── Information supplied

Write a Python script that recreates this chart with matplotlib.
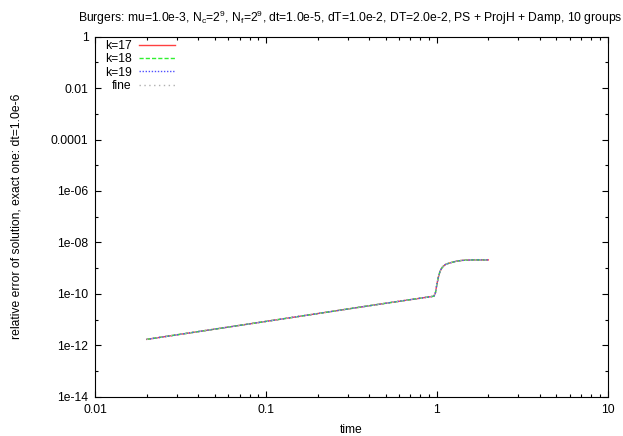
import numpy as np
import matplotlib
matplotlib.use('Agg')
import matplotlib.pyplot as plt
from matplotlib.ticker import FixedLocator, FixedFormatter, NullFormatter

plt.rcParams['font.family'] = ['Liberation Sans', 'DejaVu Sans']
plt.rcParams['mathtext.fontset'] = 'custom'
plt.rcParams['mathtext.rm'] = 'Liberation Sans'

# dane
time = [0.02, 0.1, 0.5, 0.96, 0.98, 1.0, 1.02, 1.04, 1.06, 1.08,
        1.12, 1.16, 1.2, 1.3, 1.4, 1.6, 1.8, 2.0]
err_k17 = [1.7e-12, 8.5e-12, 4.3e-11, 8.1e-11, 1.1e-10, 2.4e-10, 4.5e-10,
           7.1e-10, 9.3e-10, 1.12e-09, 1.38e-09, 1.51e-09, 1.62e-09,
           1.86e-09, 2.0e-09, 2.09e-09, 2.09e-09, 2.09e-09]
err_k18 = list(err_k17)
err_k19 = list(err_k17)
err_fine = list(err_k17)

labels = ['k=17', 'k=18', 'k=19', 'fine']
x_ticks = [0.01, 0.1, 1, 10]
x_tick_labels = ['0.01', '0.1', '1', '10']
y_ticks = [1e-14, 1e-12, 1e-10, 1e-08, 1e-06, 1e-04, 1e-02, 1]
y_tick_labels = ['1e-14', '1e-12', '1e-10', '1e-08', '1e-06', '0.0001', '0.01', '1']

fs = 8.7
fig = plt.figure(figsize=(6.23, 4.36), dpi=100)
ax = fig.add_axes([0.153, 0.0901, 0.8225, 0.8257])

ax.plot(time, err_k17, color='#ff4040', lw=1.0, ls='-', label=labels[0])
ax.plot(time, err_k18, color='#30f030', lw=1.0, ls=(0, (3, 1.5)), label=labels[1])
ax.plot(time, err_k19, color='#5050ff', lw=1.0, ls=(0, (1, 1.2)), label=labels[2])
ax.plot(time, err_fine, color='#b0b0b0', lw=1.0, ls=(0, (1, 2.5)), label=labels[3])

ax.set_xscale('log')
ax.set_yscale('log')
ax.set_xlim(0.01, 10)
ax.set_ylim(1e-14, 1)

ax.xaxis.set_major_locator(FixedLocator(x_ticks))
ax.xaxis.set_major_formatter(FixedFormatter(x_tick_labels))
x_minor = [m * 10.0 ** e for e in (-2, -1, 0) for m in range(2, 10)]
ax.xaxis.set_minor_locator(FixedLocator(x_minor))
ax.xaxis.set_minor_formatter(NullFormatter())

ax.yaxis.set_major_locator(FixedLocator(y_ticks))
ax.yaxis.set_major_formatter(FixedFormatter(y_tick_labels))
ax.yaxis.set_minor_locator(FixedLocator([10.0 ** e for e in range(-13, 0, 2)]))
ax.yaxis.set_minor_formatter(NullFormatter())

ax.tick_params(which='both', direction='in', top=True, right=True, labelsize=fs, width=0.8)
ax.tick_params(which='major', length=4, pad=5)
ax.tick_params(which='minor', length=2)
for s in ax.spines.values():
    s.set_linewidth(0.8)

ax.set_xlabel('time', fontsize=fs, labelpad=6)
ax.set_ylabel('relative error of solution, exact one: dt=1.0e-6', fontsize=fs, labelpad=20)
fig.text(0.563, 0.958,
         r'Burgers: mu=1.0e-3, N$_\mathregular{c}$=2$^\mathregular{9}$, '
         r'N$_\mathregular{f}$=2$^\mathregular{9}$, dt=1.0e-5, dT=1.0e-2, '
         r'DT=2.0e-2, PS + ProjH + Damp, 10 groups',
         ha='center', va='center', fontsize=fs)

ax.legend(loc='upper right', bbox_to_anchor=(0.281, 0.908), bbox_transform=fig.transFigure,
          frameon=False, markerfirst=False, fontsize=fs, handlelength=3.0,
          handletextpad=0.6, labelspacing=0.1, borderpad=0, borderaxespad=0)

fig.savefig('out.png', dpi=100)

────

## Aim of the exercise
Write out exactly the opening lines of the data, stopping after the line that holds "ax.xaxis.set_minor_formatter(NullFormatter())". Exclude pictures.

## Reply
Write a Python script that recreates this chart with matplotlib.
import numpy as np
import matplotlib
matplotlib.use('Agg')
import matplotlib.pyplot as plt
from matplotlib.ticker import FixedLocator, FixedFormatter, NullFormatter

plt.rcParams['font.family'] = ['Liberation Sans', 'DejaVu Sans']
plt.rcParams['mathtext.fontset'] = 'custom'
plt.rcParams['mathtext.rm'] = 'Liberation Sans'

# dane
time = [0.02, 0.1, 0.5, 0.96, 0.98, 1.0, 1.02, 1.04, 1.06, 1.08,
        1.12, 1.16, 1.2, 1.3, 1.4, 1.6, 1.8, 2.0]
err_k17 = [1.7e-12, 8.5e-12, 4.3e-11, 8.1e-11, 1.1e-10, 2.4e-10, 4.5e-10,
           7.1e-10, 9.3e-10, 1.12e-09, 1.38e-09, 1.51e-09, 1.62e-09,
           1.86e-09, 2.0e-09, 2.09e-09, 2.09e-09, 2.09e-09]
err_k18 = list(err_k17)
err_k19 = list(err_k17)
err_fine = list(err_k17)

labels = ['k=17', 'k=18', 'k=19', 'fine']
x_ticks = [0.01, 0.1, 1, 10]
x_tick_labels = ['0.01', '0.1', '1', '10']
y_ticks = [1e-14, 1e-12, 1e-10, 1e-08, 1e-06, 1e-04, 1e-02, 1]
y_tick_labels = ['1e-14', '1e-12', '1e-10', '1e-08', '1e-06', '0.0001', '0.01', '1']

fs = 8.7
fig = plt.figure(figsize=(6.23, 4.36), dpi=100)
ax = fig.add_axes([0.153, 0.0901, 0.8225, 0.8257])

ax.plot(time, err_k17, color='#ff4040', lw=1.0, ls='-', label=labels[0])
ax.plot(time, err_k18, color='#30f030', lw=1.0, ls=(0, (3, 1.5)), label=labels[1])
ax.plot(time, err_k19, color='#5050ff', lw=1.0, ls=(0, (1, 1.2)), label=labels[2])
ax.plot(time, err_fine, color='#b0b0b0', lw=1.0, ls=(0, (1, 2.5)), label=labels[3])

ax.set_xscale('log')
ax.set_yscale('log')
ax.set_xlim(0.01, 10)
ax.set_ylim(1e-14, 1)

ax.xaxis.set_major_locator(FixedLocator(x_ticks))
ax.xaxis.set_major_formatter(FixedFormatter(x_tick_labels))
x_minor = [m * 10.0 ** e for e in (-2, -1, 0) for m in range(2, 10)]
ax.xaxis.set_minor_locator(FixedLocator(x_minor))
ax.xaxis.set_minor_formatter(NullFormatter())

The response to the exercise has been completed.